In the future we plan provide more segmentation strategies.
There are similar tools:
- npm elasticsearch-reindex - tool to reindex within one thread only, no segmentation implemented, possible to reindex only filtered data
- karussell elasticsearch-reindex - tool to reindex within one thread only, no segmentation implemented, possible to reindex only filtered data
- geronime es-reindex - ruby script to copy and reindex within one thread only, no strict typing on data
- JDK 1.8
- ElasticSearch 1.3+
First create a package:
./gradlew jar
Example of reindex:
REMEMBER: use elasticsearch binary transport port (by default 9300), not the one used for rest communication (by default 9200)
Without segmentation:
./run.sh -s http://host:9300/index/type -t http://host1:9300/index1/type1 -sc cluster_name -tc cluster_name1
With segmentation by double field:
./run.sh -s http://host:9300/index/type -t http://host1:9300/index1/type1 -sc cluster_name -tc cluster_name1
./run.sh -s http://host:9300/index/type -t http://host1:9300/index1/type1 -sc cluster_name -tc cluster_name1 -segmentationField rate.newCoolness -segmentationThresholds 0.0,0.5,0.59,0.6,0.7,0.9,1.0
Index querying will divide data into segments based on rate.newCoolness field: (0.0-0.5] (0.5-0.59] (0.59-0.6] (0 .6-0.7] (0.7-0.9],(0.9-1.0]
With segmentation by prefix on string field:
./run.sh -s http://host:9300/index/type -t http://host1:9300/index1/type1 -sc cluster_name -tc cluster_name1 -segmentationField userId -segmentationPrefixes 1,2,3,4,5,6,7
In this example index querying will divide data into segments based on the first character of the userId field: 1,2,3,4,5,6,7
With query option:
./run.sh -s http://host:9300/index/type -t http://host1:9300/index1/type1 -sc cluster_name -tc cluster_name1 -query "{\"range\": {\"timestamp\" : {\"gte\" : \"2015-12-08T07:03:00.216Z\"}}}" -sort _timestamp -sortOrder DESC
In this example index querying will be filtered with query and reindex will take place ordered by sort field and sortOrder
With target index name pattern
Use the actual source-index of the document (useful when you use wildcards for the source-index):
./run.sh -s http://host:9300/*/type -t http://host1:9300/${_index}/type1 -sc cluster_name -tc cluster_name1
Use a field from the document:
./run.sh -s http://host:9300/index/type -t http://host1:9300/${customer}/type1 -sc cluster_name -tc cluster_name1
Use a time-field from the document and apply a format:
./run.sh -s http://host:9300/index/type -t http://host1:9300/${startTime:yyyy-MM-dd}/type1 -sc cluster_name -tc cluster_name1
Options:
-s, source
Source f.e. http://localhost:9300/source_index/type
-sc, source-cluster
Source cluster name
-t, target
Target f.e. http://localhost:9300/target_index/type
-tc, target-cluster
Target cluster name
-disable-cluster-sniffing
Don't try to determine additional cluster nodes (e.g. when your network
only allows access to one of the nodes)
Default: false
-segmentationField
Segmentation field
-segmentationPrefixes
Segmentation prefixes (comma-separated)
-segmentationThresholds
Segmentation thresholds (only double type)
-query
Give a query to filter data
-sort
Give field to sort on (if query option in use)
-sortOrder
Give sortOrder (if query option in use)
segmentationField
, segmentationThreshold
and segmentationPrefixes
are optional parameters, allowing to spread
querying for field with double values or prefix for string field
disable-cluster-sniffing
allows to work in cases where the network-setup makes it impossible to connect to all nodes
of the source or target cluster.

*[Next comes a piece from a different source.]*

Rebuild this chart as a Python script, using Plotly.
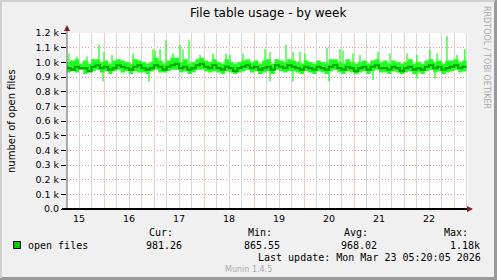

Note that it may lead to slightly reduced reindexing rates as data can only be sent
via one node then.
During reindex process progress message is prompted after each scroll query.
Example of progress message with the time how long it lasts, number of items queried and indexed, occupancy of queue, number of concurrent reader threads and number of failed document indexing:
11:24:59.567 [pool-1-thread-1] INFO c.y.e.t.r.s.ProcessStatistics - PT11M43.346S items: 3572086 / 3580842 (10 1) failed=0
Elasticsearch reindex tool is published under Apache License 2.0.